The inaugural protest drew a variety of participants, who brought an array of concerns.

Susan and Dan Higgins are ready to see some productive dialogue take the place of political bickering. The Naperville couple also see an image problem.

“I think the perception is that Naperville is all luxury SUVs and McMansions,” said Susan Higgins, 57. “That’s just not true.”

She has been looking for work since losing her job as a corporate video producer three years ago and is discouraged by long-term unemployment.

“It’s not the future I wanted to look forward to,” she said.

A technology writer, Dan Higgins, 56, said Congressional leaders’ focus has been off base in recent months. He thinks the Occupy protests serve to direct attention to jobs and other issues that matter much more to most Americans.

“It does seem like an opportunity to raise the level of conversation,” he said.

Tom Cordaro of Aurora shared a similar view. Justice and outreach minister at St. Mary Margaret Catholic Church in south Naperville, he came out for some of the same reasons he serves as national ambassador of peace for Pax Christi.

“I think, most immediately, we need to have a conversation in our nation about issues that are really important,” said Cordaro, 57.

He wants the rules of common decency followed instinctively by most Americans to apply equally to the corporate sector.

“If you break it, you fix it. If you make a mess, you clean it up,” he said. “These are simple, basic lessons that have been lost.”

He is frustrated when Washington lawmakers fixate on issues such as the debt ceiling when he thinks attention is far more urgently needed elsewhere — such as on the 46 million Americans, most of them kids, who live in poverty.

“When the Hermanator (Republican presidential candidate Herman Cain) says poor people are just lazy, most of those are children he’s talking about,” Cordaro said.

As they convened Saturday morning at Washington Street and Ogden Avenue, the group hoisted signs that read “No more silent majority!” and “We are the 99 percent, too big to fail,” and “Honk if you support us.”

Some backlash

The participants were energized by a continuous chorus of car horns as they gathered and marched up Washington, chanting slogans as they went, to continue the demonstration at Jefferson Avenue and Main Street. Just a few passersby exhibited disdain, two drivers shouting “get a job!” through their open windows, and one displaying a middle finger at the protesters.

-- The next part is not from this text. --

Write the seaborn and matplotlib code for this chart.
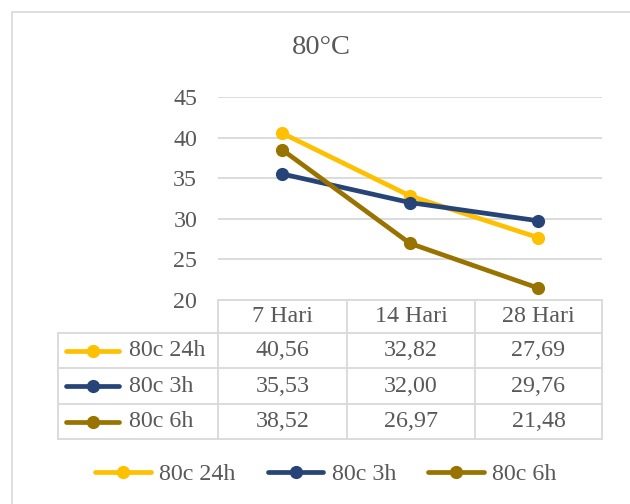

A small group of curious bystanders watched near the meeting spot. Naperville resident Tony Loret de Mola was among them. While he’s still sorting out the movement and its aims, he is among many who are dismayed by the lopsided nature of the nation’s wealth — documented in recent calculations showing that the 400 richest individuals in the country have a combined net worth greater than that of the 150 million least wealthy — and the power that money wields over democracy.

“I really think that we’ve got to get money out of politics,” said Loret de Mola, 57, adding that campaigns are affordable only to those with huge personal wealth or the backing of major corporate interests.

That issue also is troubling for Chris Romy of Lisle, who came out to take part in the demonstration. She was enraged by the U.S. Supreme Court decision in January that lifted the cap on corporate donations to individual campaigns.

“We thought lobbying was bad before. This has made it obscene,” said Romy, who is 51 and recently re-employed. “I am not a socialist. I’m a capitalist.”

Naperville resident Zackery Fall, one of the local arm’s organizers, read a manifesto to the crowd gathered at the retail crossroads downtown. Generated by participants in the ongoing Wall Street protest, the list of grievances touches on a variety of issues, but the common thread is a broad perception that the current power dynamic is grossly unfair to most Americans. “Here’s the sad thing: this is going to get much worse before it gets better,” said Fall, 31, who told of being laid off from his government job and said he now earns $10 an hour moving boxes.

He, Alesch and fellow organizer Evelyn Thompson, a 22-year-old student and web designer from Naperville, say they are committed to continuing the local protest. Those behind the effort, now under way in some 1,500 cities, vow to persevere until the effort brings about change.